The total value of the housing tenders initiated by the Housing Development Administration of Turkey (TOKİ) two weeks after the recent major earthquake through a bargaining process has surpassed 75 billion TL, T24 website columnist Cigdem Toker said.

Toker analyzed the tenders conducted by TOKI and stated that "With the recent tenders, the average cost per dwelling approaches 1.8 million Turkish Liras, according to the total offer size and the number of dwellings."

In her article, Toker mentioned that the total value of the housing tenders discussed in her previous column was at the level of 60.7 billion Turkish Liras, and she reported that 11 more tenders were conducted between March 13 and 17.
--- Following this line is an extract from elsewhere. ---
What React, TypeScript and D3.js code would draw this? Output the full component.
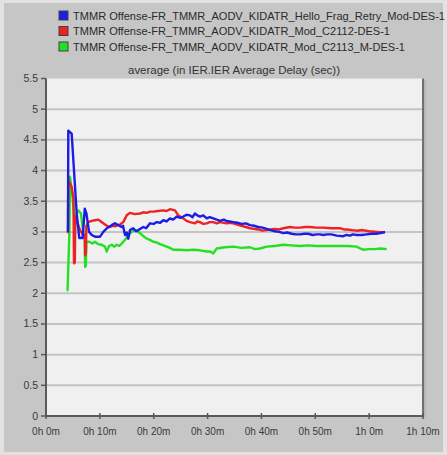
import React from "react";
import * as d3 from "d3";

const seriesNames = [
  "TMMR Offense-FR_TMMR_AODV_KIDATR_Hello_Frag_Retry_Mod-DES-1",
  "TMMR Offense-FR_TMMR_AODV_KIDATR_Mod_C2112-DES-1",
  "TMMR Offense-FR_TMMR_AODV_KIDATR_Mod_C2113_M-DES-1",
];
const seriesColors = ["#1c1ce6", "#ee2222", "#22e022"];

const blueMin = [4.08, 4.14, 4.77, 5.7, 6.18, 6.8, 7.2, 7.5, 8.0, 8.5, 9.2, 10.0, 10.64, 11.3, 12.2, 12.8, 13.4, 14.05, 14.3, 14.67, 15.0, 15.28, 15.6, 16.2, 16.7, 17.14, 18.07, 18.6, 19.31, 20.0, 20.55, 21.2, 21.78, 22.4, 23.02, 23.6, 24.27, 24.9, 25.49, 26.1, 26.74, 27.2, 27.66, 28.1, 28.59, 29.2, 29.84, 30.4, 31.06, 31.7, 32.31, 33.0, 33.5, 34.1, 34.78, 35.5, 36.3, 37.1, 37.88, 38.6, 39.4, 40.2, 40.98, 41.7, 42.5, 43.3, 44.06, 44.8, 45.6, 46.4, 47.16, 48.0, 48.7, 49.5, 50.26, 50.9, 51.48, 52.2, 53.0, 54.0, 55.2, 55.8, 56.44, 57.0, 57.69, 58.6, 59.54, 60.4, 61.3, 62.1, 62.94];
const blueVal = [3.0, 4.65, 4.6, 3.3, 2.9, 2.9, 3.38, 3.3, 3.0, 2.95, 2.92, 2.92, 3.0, 3.06, 3.11, 3.14, 3.11, 3.08, 3.1, 2.95, 2.99, 2.89, 3.03, 3.06, 3.01, 3.03, 3.08, 3.06, 3.14, 3.13, 3.16, 3.15, 3.19, 3.17, 3.22, 3.2, 3.25, 3.23, 3.25, 3.28, 3.27, 3.24, 3.3, 3.27, 3.25, 3.27, 3.22, 3.24, 3.22, 3.2, 3.18, 3.2, 3.18, 3.17, 3.16, 3.15, 3.13, 3.14, 3.11, 3.1, 3.08, 3.07, 3.05, 3.03, 3.01, 3.0, 2.98, 2.99, 2.97, 2.96, 2.96, 2.97, 2.97, 2.95, 2.96, 2.96, 2.95, 2.96, 2.96, 2.94, 2.93, 2.95, 2.94, 2.96, 2.95, 2.95, 2.96, 2.97, 2.97, 2.98, 3.0];

const redMin = [4.08, 4.14, 4.77, 5.1, 5.2, 5.35, 5.45, 6.3, 6.93, 7.2, 7.26, 7.4, 7.5, 7.85, 8.5, 9.1, 9.71, 10.2, 10.64, 11.3, 11.88, 12.4, 12.81, 13.3, 13.74, 14.35, 14.98, 15.6, 16.5, 17.45, 18.1, 18.7, 19.3, 19.92, 20.8, 21.78, 22.4, 23.02, 23.95, 24.56, 25.49, 26.1, 26.74, 27.66, 28.1, 28.59, 29.2, 29.84, 30.4, 31.06, 31.7, 32.31, 33.5, 34.1, 34.78, 35.5, 36.3, 37.1, 37.88, 38.6, 39.4, 40.2, 40.98, 41.7, 42.5, 43.3, 44.06, 45.3, 46.2, 47.16, 48.1, 49.02, 50.2, 51.5, 53.0, 54.59, 55.3, 56.0, 56.8, 57.69, 58.8, 60.0, 61.5, 62.94];
const redVal = [2.98, 3.84, 3.73, 3.55, 2.49, 2.5, 3.25, 3.03, 2.95, 2.95, 2.62, 2.65, 3.1, 3.16, 3.18, 3.19, 3.2, 3.17, 3.14, 3.1, 3.08, 3.1, 3.09, 3.11, 3.12, 3.16, 3.27, 3.31, 3.29, 3.3, 3.32, 3.31, 3.33, 3.33, 3.34, 3.35, 3.34, 3.37, 3.35, 3.27, 3.22, 3.18, 3.16, 3.14, 3.17, 3.16, 3.13, 3.14, 3.16, 3.16, 3.14, 3.16, 3.14, 3.15, 3.14, 3.12, 3.1, 3.08, 3.06, 3.05, 3.04, 3.02, 3.03, 3.04, 3.05, 3.04, 3.06, 3.08, 3.07, 3.07, 3.08, 3.08, 3.07, 3.07, 3.06, 3.06, 3.04, 3.04, 3.03, 3.02, 3.03, 3.01, 3.0, 2.99];

const greenMin = [3.84, 4.0, 4.33, 4.46, 5.0, 5.4, 5.7, 6.0, 6.5, 6.93, 7.2, 7.26, 7.4, 7.5, 8.04, 8.6, 9.1, 9.7, 10.34, 10.95, 11.27, 11.7, 12.2, 12.7, 13.13, 13.6, 14.05, 14.67, 15.28, 15.91, 16.52, 17.45, 18.1, 18.7, 19.3, 19.92, 20.5, 21.17, 21.8, 22.4, 23.0, 23.63, 24.8, 26.12, 27.3, 28.59, 29.84, 30.45, 31.06, 31.69, 33.2, 34.78, 36.3, 37.88, 38.8, 39.73, 40.98, 42.5, 44.06, 45.6, 47.16, 48.7, 50.26, 52.2, 54.0, 56.0, 57.69, 58.3, 58.91, 60.0, 61.0, 62.1, 63.26];
const greenVal = [2.05, 2.05, 2.95, 3.9, 3.5, 3.1, 3.3, 3.35, 3.3, 2.98, 2.9, 2.43, 2.45, 2.84, 2.84, 2.81, 2.84, 2.8, 2.79, 2.76, 2.68, 2.77, 2.79, 2.76, 2.79, 2.77, 2.81, 2.87, 2.95, 3.0, 3.03, 2.98, 2.93, 2.89, 2.87, 2.84, 2.83, 2.8, 2.78, 2.76, 2.74, 2.71, 2.71, 2.7, 2.71, 2.7, 2.68, 2.68, 2.65, 2.73, 2.75, 2.76, 2.74, 2.75, 2.72, 2.73, 2.76, 2.77, 2.79, 2.78, 2.77, 2.78, 2.77, 2.77, 2.77, 2.77, 2.76, 2.73, 2.71, 2.72, 2.72, 2.73, 2.72];

const yTicks = [0, 0.5, 1, 1.5, 2, 2.5, 3, 3.5, 4, 4.5, 5, 5.5];
const xTicks = [0, 10, 20, 30, 40, 50, 60, 70];
const xTickLabels = ["0h 0m", "0h 10m", "0h 20m", "0h 30m", "0h 40m", "0h 50m", "1h 0m", "1h 10m"];
const chartTitle = "average (in IER.IER Average Delay (sec))";

export default function App() {
  const W = 447, H = 455;
  const x = d3.scaleLinear().domain([0, 70]).range([46, 423]);
  const y = d3.scaleLinear().domain([0, 5.5]).range([416, 78.5]);
  const line = d3
    .line<[number, number]>()
    .x((d) => x(d[0]))
    .y((d) => y(d[1]));
  const zip = (a: number[], b: number[]) => a.map((v, i) => [v, b[i]] as [number, number]);
  const series = [zip(blueMin, blueVal), zip(redMin, redVal), zip(greenMin, greenVal)];
  const drawOrder = [2, 1, 0];
  const font = "'Liberation Sans', Arial, sans-serif";
  const legendWidths = [372, 317, 332];

  return (
    <svg width={W} height={H} style={{ position: "absolute", left: 0, top: 0 }} fontFamily={font}>
      <defs>
        <linearGradient id="smear" x1="0" x2="1" y1="0" y2="0">
          <stop offset="0" stopColor="#b0b0b0" stopOpacity="0" />
          <stop offset="0.2" stopColor="#a8a8a8" stopOpacity="0.7" />
          <stop offset="0.8" stopColor="#a8a8a8" stopOpacity="0.7" />
          <stop offset="1" stopColor="#b0b0b0" stopOpacity="0" />
        </linearGradient>
        <filter id="blur1"><feGaussianBlur stdDeviation="0.6" /></filter>
      </defs>
      <rect x={0} y={0} width={W} height={H} fill="#e2e2e2" />
      <rect x={4} y={3} width={439} height={449} fill="#c6c6c6" />
      <rect x={x(0)} y={y(5.5)} width={x(70) - x(0)} height={y(0) - y(5.5)} fill="#f0f0f0" stroke="#d8d8d8" />
      {yTicks.filter((t) => t > 0 && t < 5.5).map((t) => (
        <line key={"g" + t} x1={x(0)} x2={x(70)} y1={y(t)} y2={y(t)} stroke="#c4c4c4" strokeWidth={2} />
      ))}
      <line x1={118} x2={305} y1={190} y2={190} stroke="url(#smear)" strokeWidth={2.5} filter="url(#blur1)" />
      <line x1={x(0)} x2={x(0)} y1={y(5.5)} y2={y(0) + 1} stroke="#5a5a5a" strokeWidth={2} />
      <line x1={x(0)} x2={x(70) + 1} y1={y(0)} y2={y(0)} stroke="#5a5a5a" strokeWidth={2} />
      <line x1={x(70)} x2={x(70)} y1={y(5.5)} y2={y(0)} stroke="#707070" strokeWidth={2} />
      <line x1={x(70) + 2} x2={x(70) + 2} y1={y(5.5) + 2} y2={y(0) + 1} stroke="#a8a8a8" strokeWidth={1} />
      {yTicks.map((t) => (
        <g key={"y" + t}>
          <line x1={x(0) - 5} x2={x(0)} y1={y(t)} y2={y(t)} stroke="#5a5a5a" strokeWidth={1.5} />
          <text x={38} y={y(t) + 3.5} textAnchor="end" fontSize={10.5} fill="#3a3a3a">{t}</text>
        </g>
      ))}
      {xTicks.map((t, i) => (
        <g key={"x" + t}>
          <line x1={x(t)} x2={x(t)} y1={y(0) - 3} y2={y(0) + 3} stroke="#5a5a5a" strokeWidth={1.5} />
          <text x={x(t)} y={435} textAnchor="middle" fontSize={10} fill="#3a3a3a">{xTickLabels[i]}</text>
        </g>
      ))}
      {drawOrder.map((i) => (
        <path key={"s" + i} d={line(series[i]) || ""} fill="none" stroke={seriesColors[i]} strokeWidth={2.4} strokeLinejoin="round" />
      ))}
      <text x={234} y={74} textAnchor="middle" fontSize={10} fill="#333" textLength={212} lengthAdjust="spacingAndGlyphs">{chartTitle}</text>
      {seriesNames.map((n, i) => (
        <g key={"l" + i}>
          <rect x={59} y={11 + i * 15.5} width={9} height={9} fill={seriesColors[i]} stroke="#404040" strokeWidth={1} />
          <text x={73} y={19.5 + i * 15.5} fontSize={10.5} fill="#2a2a2a" textLength={legendWidths[i]} lengthAdjust="spacingAndGlyphs">{n}</text>
        </g>
      ))}
    </svg>
  );
}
In the tenders for earthquake housing held for Malatya, Antep, Maraş, Diyarbakır, Osmaniye, and Adana, the tender value exceeded 14 billion Turkish Liras for a week.

Turkish President Tayyip Erdogan pledged to finish reconstruction in the earthquake zone within a year but critics voice concerns over the speedy process saying that reconstruction process is prioritizing speed over thorough planning and risk assessments.

The President of the Real Estate Strategy Platform, Hakan Gumus, who is also an urban planner, has told BBC Turkish that if there hadn't been an election, the planning process for the reconstruction of earthquake-stricken areas would not have been so rushed.

The President of the Chamber of City Planners, Gencay Serter, has highlighted that the process has been accelerated through the use of a Presidential Decree that sidelines planning. He added that culture, tourism, agriculture, national defense and other ministries, as well as public institutions like the State Hydraulic Works, should also be consulted during the planning process.

The International Transparency Organisation representative, Oya Ozarslan, has cited the example of Hatay Airport, which was reconstructed quickly and without consultation with civil society and has been deemed unusable after the earthquake.